_Dataset_
########

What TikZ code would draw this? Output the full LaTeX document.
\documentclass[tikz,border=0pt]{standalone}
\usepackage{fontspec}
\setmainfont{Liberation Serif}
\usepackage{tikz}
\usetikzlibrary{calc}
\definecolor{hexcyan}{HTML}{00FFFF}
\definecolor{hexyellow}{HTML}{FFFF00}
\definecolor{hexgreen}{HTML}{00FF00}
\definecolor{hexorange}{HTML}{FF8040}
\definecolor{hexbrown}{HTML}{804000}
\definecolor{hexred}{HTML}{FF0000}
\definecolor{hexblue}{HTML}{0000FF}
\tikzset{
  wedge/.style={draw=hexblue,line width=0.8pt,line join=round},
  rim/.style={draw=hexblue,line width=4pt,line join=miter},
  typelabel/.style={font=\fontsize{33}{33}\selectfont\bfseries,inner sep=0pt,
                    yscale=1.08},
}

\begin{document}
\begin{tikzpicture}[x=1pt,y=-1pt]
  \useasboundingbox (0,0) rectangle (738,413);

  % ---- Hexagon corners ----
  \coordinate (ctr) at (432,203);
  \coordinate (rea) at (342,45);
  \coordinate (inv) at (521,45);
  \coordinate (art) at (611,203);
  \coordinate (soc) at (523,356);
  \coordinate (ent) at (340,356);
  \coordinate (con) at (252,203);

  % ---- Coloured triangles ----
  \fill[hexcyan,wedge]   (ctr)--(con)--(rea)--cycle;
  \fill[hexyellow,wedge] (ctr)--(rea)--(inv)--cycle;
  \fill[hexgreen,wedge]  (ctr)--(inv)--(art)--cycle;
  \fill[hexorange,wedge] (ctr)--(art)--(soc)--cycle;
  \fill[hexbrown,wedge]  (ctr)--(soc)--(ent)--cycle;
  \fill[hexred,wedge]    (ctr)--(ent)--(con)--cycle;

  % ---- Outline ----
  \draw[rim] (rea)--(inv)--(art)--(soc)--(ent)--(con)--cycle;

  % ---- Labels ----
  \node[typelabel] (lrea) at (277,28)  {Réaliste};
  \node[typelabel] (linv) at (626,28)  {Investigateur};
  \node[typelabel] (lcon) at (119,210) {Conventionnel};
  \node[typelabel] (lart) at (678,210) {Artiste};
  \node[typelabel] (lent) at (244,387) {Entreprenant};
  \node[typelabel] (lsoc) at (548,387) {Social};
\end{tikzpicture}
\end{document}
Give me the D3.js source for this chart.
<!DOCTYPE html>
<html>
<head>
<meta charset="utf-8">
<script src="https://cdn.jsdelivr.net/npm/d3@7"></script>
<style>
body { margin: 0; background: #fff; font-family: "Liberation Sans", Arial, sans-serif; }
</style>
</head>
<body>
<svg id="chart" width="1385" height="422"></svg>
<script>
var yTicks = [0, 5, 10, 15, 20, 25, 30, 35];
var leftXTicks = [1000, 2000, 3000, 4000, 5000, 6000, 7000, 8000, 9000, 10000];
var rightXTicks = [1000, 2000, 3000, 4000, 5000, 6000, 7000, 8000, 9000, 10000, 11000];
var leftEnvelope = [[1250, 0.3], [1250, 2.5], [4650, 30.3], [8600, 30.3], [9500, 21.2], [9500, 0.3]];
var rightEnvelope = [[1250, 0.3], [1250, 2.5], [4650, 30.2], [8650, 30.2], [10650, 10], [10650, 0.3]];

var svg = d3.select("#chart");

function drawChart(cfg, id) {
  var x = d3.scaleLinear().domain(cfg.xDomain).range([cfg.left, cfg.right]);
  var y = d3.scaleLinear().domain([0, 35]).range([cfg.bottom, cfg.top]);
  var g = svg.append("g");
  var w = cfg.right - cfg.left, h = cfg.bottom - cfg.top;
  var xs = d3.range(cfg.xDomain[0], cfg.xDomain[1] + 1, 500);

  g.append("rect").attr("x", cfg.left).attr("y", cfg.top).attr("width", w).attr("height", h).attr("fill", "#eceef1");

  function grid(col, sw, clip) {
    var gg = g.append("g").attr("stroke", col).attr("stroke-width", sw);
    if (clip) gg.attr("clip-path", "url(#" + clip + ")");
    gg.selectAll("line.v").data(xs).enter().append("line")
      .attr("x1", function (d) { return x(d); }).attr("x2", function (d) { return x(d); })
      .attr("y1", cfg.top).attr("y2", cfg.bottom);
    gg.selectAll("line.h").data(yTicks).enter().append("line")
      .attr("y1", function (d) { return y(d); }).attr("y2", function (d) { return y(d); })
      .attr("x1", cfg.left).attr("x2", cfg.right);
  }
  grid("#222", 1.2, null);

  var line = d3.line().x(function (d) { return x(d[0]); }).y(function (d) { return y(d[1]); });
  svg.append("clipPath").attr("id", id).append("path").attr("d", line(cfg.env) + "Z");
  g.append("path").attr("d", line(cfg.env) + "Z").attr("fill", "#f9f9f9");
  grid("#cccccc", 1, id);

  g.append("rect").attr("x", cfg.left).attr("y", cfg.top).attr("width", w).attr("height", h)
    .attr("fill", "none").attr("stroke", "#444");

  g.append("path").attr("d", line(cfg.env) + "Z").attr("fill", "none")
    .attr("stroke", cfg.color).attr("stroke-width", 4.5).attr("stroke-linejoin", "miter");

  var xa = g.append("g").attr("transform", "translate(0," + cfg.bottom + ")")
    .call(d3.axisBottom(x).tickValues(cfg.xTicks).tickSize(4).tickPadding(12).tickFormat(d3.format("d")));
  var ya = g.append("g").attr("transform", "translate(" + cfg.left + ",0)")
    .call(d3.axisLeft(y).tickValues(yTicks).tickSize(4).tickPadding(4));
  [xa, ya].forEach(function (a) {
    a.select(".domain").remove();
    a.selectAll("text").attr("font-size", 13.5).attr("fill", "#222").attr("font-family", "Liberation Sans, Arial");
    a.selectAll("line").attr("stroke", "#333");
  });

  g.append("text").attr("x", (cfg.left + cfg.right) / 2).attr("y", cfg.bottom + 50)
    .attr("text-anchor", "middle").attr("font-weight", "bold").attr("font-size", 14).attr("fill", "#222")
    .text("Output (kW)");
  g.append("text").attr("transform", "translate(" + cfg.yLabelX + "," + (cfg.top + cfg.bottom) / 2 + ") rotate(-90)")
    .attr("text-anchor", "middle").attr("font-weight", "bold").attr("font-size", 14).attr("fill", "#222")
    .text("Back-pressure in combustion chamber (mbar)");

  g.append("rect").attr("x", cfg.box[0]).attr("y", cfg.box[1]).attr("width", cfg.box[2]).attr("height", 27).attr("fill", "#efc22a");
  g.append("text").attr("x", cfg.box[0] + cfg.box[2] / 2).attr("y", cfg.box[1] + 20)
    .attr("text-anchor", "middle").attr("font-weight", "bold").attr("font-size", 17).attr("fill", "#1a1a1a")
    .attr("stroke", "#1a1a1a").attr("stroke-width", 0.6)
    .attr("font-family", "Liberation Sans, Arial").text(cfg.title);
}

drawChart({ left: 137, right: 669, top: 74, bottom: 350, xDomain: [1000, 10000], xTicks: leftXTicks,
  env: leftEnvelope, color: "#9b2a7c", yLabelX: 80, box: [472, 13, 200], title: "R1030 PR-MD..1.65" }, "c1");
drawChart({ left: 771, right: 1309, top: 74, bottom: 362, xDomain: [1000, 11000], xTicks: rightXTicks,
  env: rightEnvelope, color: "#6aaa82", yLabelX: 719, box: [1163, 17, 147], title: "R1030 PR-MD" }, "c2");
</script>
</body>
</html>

########

_Written task_
From the first line of the data above to the line holding "(con) at (252,203);", reproduce each line exactly; emit no other lines.

_Final result_
What TikZ code would draw this? Output the full LaTeX document.
\documentclass[tikz,border=0pt]{standalone}
\usepackage{fontspec}
\setmainfont{Liberation Serif}
\usepackage{tikz}
\usetikzlibrary{calc}
\definecolor{hexcyan}{HTML}{00FFFF}
\definecolor{hexyellow}{HTML}{FFFF00}
\definecolor{hexgreen}{HTML}{00FF00}
\definecolor{hexorange}{HTML}{FF8040}
\definecolor{hexbrown}{HTML}{804000}
\definecolor{hexred}{HTML}{FF0000}
\definecolor{hexblue}{HTML}{0000FF}
\tikzset{
  wedge/.style={draw=hexblue,line width=0.8pt,line join=round},
  rim/.style={draw=hexblue,line width=4pt,line join=miter},
  typelabel/.style={font=\fontsize{33}{33}\selectfont\bfseries,inner sep=0pt,
                    yscale=1.08},
}

\begin{document}
\begin{tikzpicture}[x=1pt,y=-1pt]
  \useasboundingbox (0,0) rectangle (738,413);

  % ---- Hexagon corners ----
  \coordinate (ctr) at (432,203);
  \coordinate (rea) at (342,45);
  \coordinate (inv) at (521,45);
  \coordinate (art) at (611,203);
  \coordinate (soc) at (523,356);
  \coordinate (ent) at (340,356);
  \coordinate (con) at (252,203);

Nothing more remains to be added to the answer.